In one of the final letters in the collection, the writer seems close to her lifetime goal of unconditional and absolute artistry, yet the tone is one of resignation: "Now I am a transparent, bottomless ocean, I feel that there is no solid ground beneath me any longer. … What good to me now are your ready and willing hands and all the other clutching, anxious fingers surrounding me, through which my boundless soul flows … I have no focus, my words are spread out everywhere, my words come from everywhere."
My Heart is Else Lasker-Schüler's farewell not only to Herwarth Walden, but also to a scintillating but doomed cultural scene in Berlin on the eve of World War I. The 99 pages often read like dense poetry in prose form, lacking rhyme or rhythm but endowed with scintillating colors, sudden mood swings, eruptions of thought and baffling mental detours.

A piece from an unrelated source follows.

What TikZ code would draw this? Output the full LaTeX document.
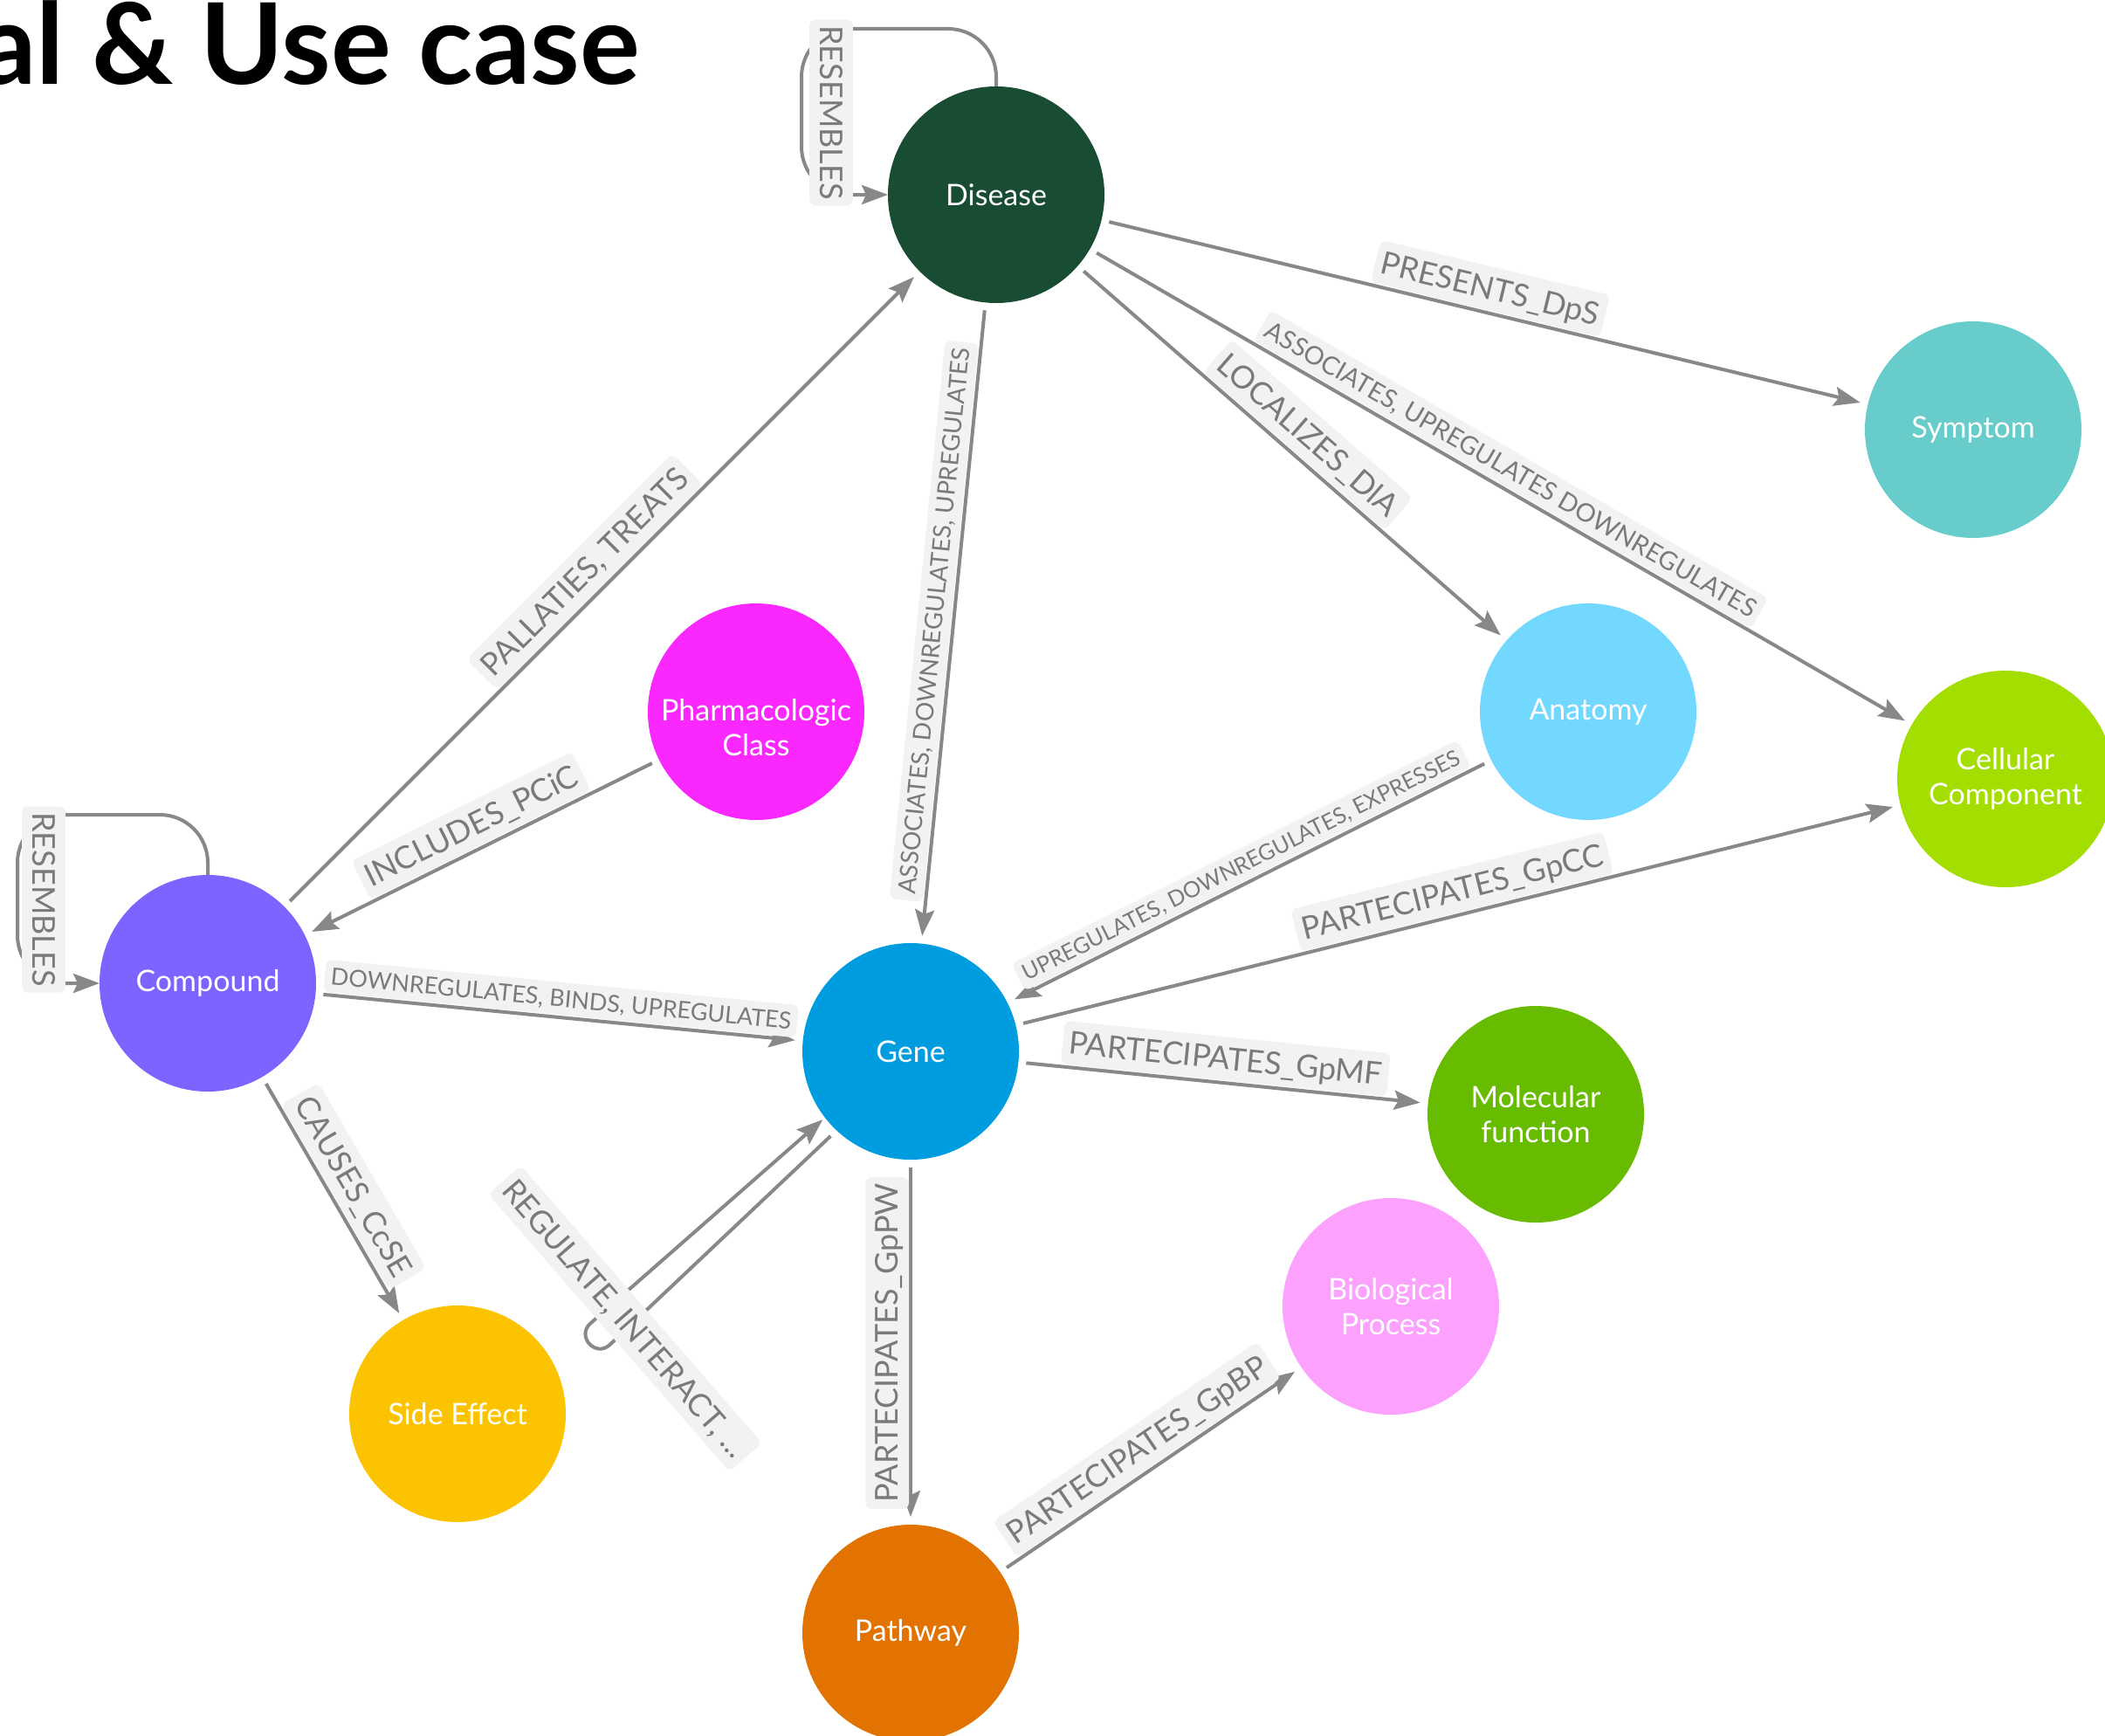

It's recommended that one assimilate My Heart in small doses –— and to be aware that the rich associations in the original German can only partly be conveyed in translation. Still, accolades go to Sheldon Gilman and Robert Levine for their vivid, creative use of language for the English version.
The only way to approach Else Lasker-Schüler is on her own terms. Do so, and the rewards will be ample.
Else Lasker-Schüler: My Heart, November Editions (German title: Mein Herz, 1912). Translation: Sheldon Gilman and Robert Levine
Else Lasker-Schüler, born into a Jewish banker's family in Wuppertal-Elberfeld in 1869, is considered the most important female German expressionist poet. In addition to several volumes of poetry, she wrote plays, short stories, essays and letters. In Germany between the world wars, she advocated equal rights for homosexuals, and later in Israel, reconciliation of Jews and Arabs. In 1932, she fled Germany for Switzerland and later, for Palestine. After the divorce with her husband Herwarth Walden, Lasker-Schüler remained without a steady home until her death in 1945.